Show every line where "Rebuild" occurs.

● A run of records
--*--

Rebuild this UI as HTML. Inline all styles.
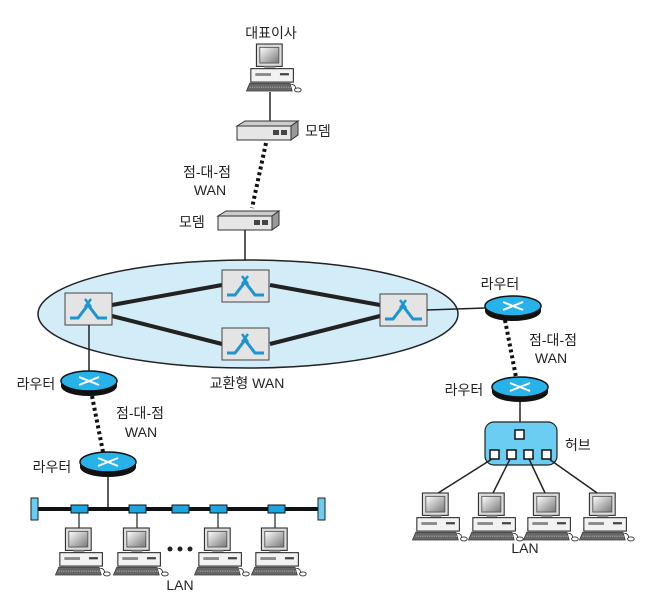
<!DOCTYPE html>
<html><head><meta charset="utf-8"><style>
html,body{margin:0;padding:0;background:#fff}
svg{display:block}
text{font-family:"Liberation Sans","Noto Sans CJK KR",sans-serif;font-size:14px;fill:#222}
</style></head><body>
<svg width="649" height="600" viewBox="0 0 649 600" xmlns="http://www.w3.org/2000/svg">
<defs>
<linearGradient id="scr" x1="0" y1="0" x2="1" y2="1"><stop offset="0" stop-color="#fff"/><stop offset="1" stop-color="#777"/></linearGradient>
<g id="pc0">
<rect x="-13" y="0" width="23" height="20" fill="#ddd" stroke="#333" stroke-width="1"/>
<rect x="-10" y="3" width="17" height="14" fill="url(#scr)" stroke="#555" stroke-width="0.8"/>
<rect x="-6" y="20" width="10" height="2" fill="#999"/>
<rect x="-18" y="22" width="38" height="12" fill="#f2f2f2" stroke="#333" stroke-width="1"/>
<rect x="-14" y="26" width="14" height="2.5" fill="#888"/>
<rect x="8" y="26" width="8" height="2" fill="#444"/>
<polygon points="-19,35 17,35 19,42 -22,42" fill="#666" stroke="#333" stroke-width="0.6"/>
<path d="M-19,38.5 H18" stroke="#ccc" stroke-width="0.6" stroke-dasharray="1 1"/>
<path d="M18,36 Q22,36 22,40" stroke="#333" fill="none" stroke-width="0.8"/>
<ellipse cx="24" cy="41" rx="3" ry="1.8" fill="#fff" stroke="#333" stroke-width="0.8"/>
</g>
<g id="pc"><use href="#pc0" transform="scale(1.12)"/></g>
<g id="sw">
<rect x="0" y="0" width="47" height="32" fill="#e4e4e4" stroke="#444" stroke-width="1"/>
<path d="M5,25 H13 L23,12 L33,25 H42" fill="none" stroke="#1b95d3" stroke-width="3"/>
<path d="M20,6 L26,14 M26,6 L20,14" stroke="#1b95d3" stroke-width="2.5"/>
</g>
<g id="rt">
<path d="M-28,0 V5 A28,10 0 0 0 28,5 V0 Z" fill="#111"/>
<ellipse cx="0" cy="0" rx="28" ry="10" fill="#27b2ea" stroke="#111" stroke-width="1.5"/>
<path d="M-10,-4 L10,4 M-10,4 L10,-4" stroke="#fff" stroke-width="2"/>
</g>
<g id="md">
<polygon points="0,5 8,0 61,0 54,5" fill="#ccc" stroke="#333" stroke-width="1"/>
<polygon points="54,5 61,0 61,14 54,19" fill="#999" stroke="#333" stroke-width="1"/>
<rect x="0" y="5" width="54" height="14" fill="#e6e6e6" stroke="#333" stroke-width="1"/>
<rect x="36" y="9" width="6" height="5" fill="#444"/><rect x="44" y="9" width="6" height="5" fill="#444"/>
</g>
</defs>

<text x="271" y="38" text-anchor="middle">대표이사</text>
<use href="#pc" x="271" y="44"/>
<line x1="270" y1="92" x2="270" y2="121" stroke="#222" stroke-width="1.5"/>
<use href="#md" x="237" y="121"/>
<text x="305" y="136">모뎀</text>
<line x1="266" y1="143" x2="252" y2="208" stroke="#111" stroke-width="4" stroke-dasharray="3 3"/>
<text x="207" y="177" text-anchor="middle">점-대-점</text>
<text x="210" y="195" text-anchor="middle">WAN</text>
<use href="#md" x="218" y="211"/>
<text x="179" y="227">모뎀</text>
<line x1="245" y1="230" x2="245" y2="270" stroke="#222" stroke-width="1.5"/>

<ellipse cx="248" cy="314" rx="210" ry="54" fill="#d3edf8" stroke="#222" stroke-width="1.5"/>
<g stroke="#222" stroke-width="4">
<line x1="112" y1="305" x2="222" y2="285"/>
<line x1="112" y1="316" x2="222" y2="344"/>
<line x1="270" y1="285" x2="380" y2="305"/>
<line x1="270" y1="344" x2="380" y2="316"/>
</g>
<use href="#sw" x="65" y="293"/>
<use href="#sw" x="222" y="270"/>
<use href="#sw" x="222" y="328"/>
<use href="#sw" x="380" y="294"/>
<text x="247" y="388" text-anchor="middle">교환형 WAN</text>

<line x1="427" y1="310" x2="485" y2="308" stroke="#222" stroke-width="1.5"/>
<text x="500" y="289" text-anchor="middle">라우터</text>
<use href="#rt" x="513" y="306"/>
<line x1="505" y1="320" x2="516" y2="377" stroke="#111" stroke-width="4" stroke-dasharray="3 3"/>
<text x="553" y="345" text-anchor="middle">점-대-점</text>
<text x="551" y="363" text-anchor="middle">WAN</text>
<text x="464" y="395" text-anchor="middle">라우터</text>
<use href="#rt" x="520" y="387"/>
<line x1="520" y1="402" x2="520" y2="423" stroke="#222" stroke-width="1.5"/>
<rect x="485" y="422" width="72" height="43" rx="9" fill="#6ccdf3" stroke="#222" stroke-width="1.2"/>
<g fill="#fff" stroke="#111" stroke-width="1.5">
<rect x="515" y="430" width="9" height="9"/>
<rect x="490" y="450" width="9" height="9"/>
<rect x="507" y="450" width="9" height="9"/>
<rect x="524" y="450" width="9" height="9"/>
<rect x="542" y="450" width="9" height="9"/>
</g>
<text x="565" y="450">허브</text>
<g stroke="#222" stroke-width="1.5">
<line x1="492" y1="459" x2="435" y2="495"/>
<line x1="510" y1="459" x2="492" y2="495"/>
<line x1="529" y1="459" x2="546" y2="495"/>
<line x1="549" y1="459" x2="600" y2="495"/>
</g>
<use href="#pc" x="437" y="493"/>
<use href="#pc" x="493" y="493"/>
<use href="#pc" x="548" y="493"/>
<use href="#pc" x="604" y="493"/>
<text x="525" y="553" text-anchor="middle">LAN</text>

<line x1="89" y1="325" x2="89" y2="376" stroke="#222" stroke-width="1.5"/>
<text x="36" y="389" text-anchor="middle">라우터</text>
<use href="#rt" x="89" y="381"/>
<line x1="92" y1="396" x2="103" y2="452" stroke="#111" stroke-width="4" stroke-dasharray="3 3"/>
<text x="140" y="418" text-anchor="middle">점-대-점</text>
<text x="141" y="437" text-anchor="middle">WAN</text>
<text x="52" y="472" text-anchor="middle">라우터</text>
<use href="#rt" x="108" y="462"/>
<line x1="108" y1="476" x2="108" y2="509" stroke="#222" stroke-width="1.5"/>
<line x1="36" y1="509" x2="320" y2="509" stroke="#111" stroke-width="4"/>
<rect x="31" y="498" width="7" height="22" fill="#6ccdf3" stroke="#222"/>
<rect x="318" y="498" width="7" height="22" fill="#6ccdf3" stroke="#222"/>
<g stroke="#222" stroke-width="1.2">
<line x1="79" y1="509" x2="79" y2="528"/>
<line x1="137" y1="509" x2="137" y2="528"/>
<line x1="218" y1="509" x2="218" y2="528"/>
<line x1="275" y1="509" x2="275" y2="528"/>
</g>
<g fill="#1ba7e3" stroke="#111" stroke-width="1">
<rect x="71" y="505" width="17" height="8"/>
<rect x="129" y="505" width="17" height="8"/>
<rect x="172" y="505" width="17" height="8"/>
<rect x="210" y="505" width="17" height="8"/>
<rect x="268" y="505" width="17" height="8"/>
</g>
<use href="#pc" x="80" y="528"/>
<use href="#pc" x="138" y="528"/>
<use href="#pc" x="219" y="528"/>
<use href="#pc" x="276" y="528"/>
<circle cx="170" cy="549" r="2.5" fill="#222"/>
<circle cx="180" cy="549" r="2.5" fill="#222"/>
<circle cx="190" cy="549" r="2.5" fill="#222"/>
<text x="180" y="590" text-anchor="middle">LAN</text>
</svg>
</body></html>
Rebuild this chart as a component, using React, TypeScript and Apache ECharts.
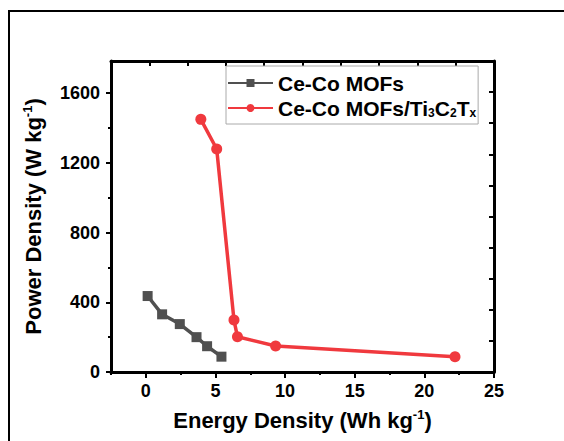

--*--

● WRITTEN ANSWER
Rebuild this UI as HTML. Inline all styles.
Rebuild this chart as a component, using React, TypeScript and Apache ECharts.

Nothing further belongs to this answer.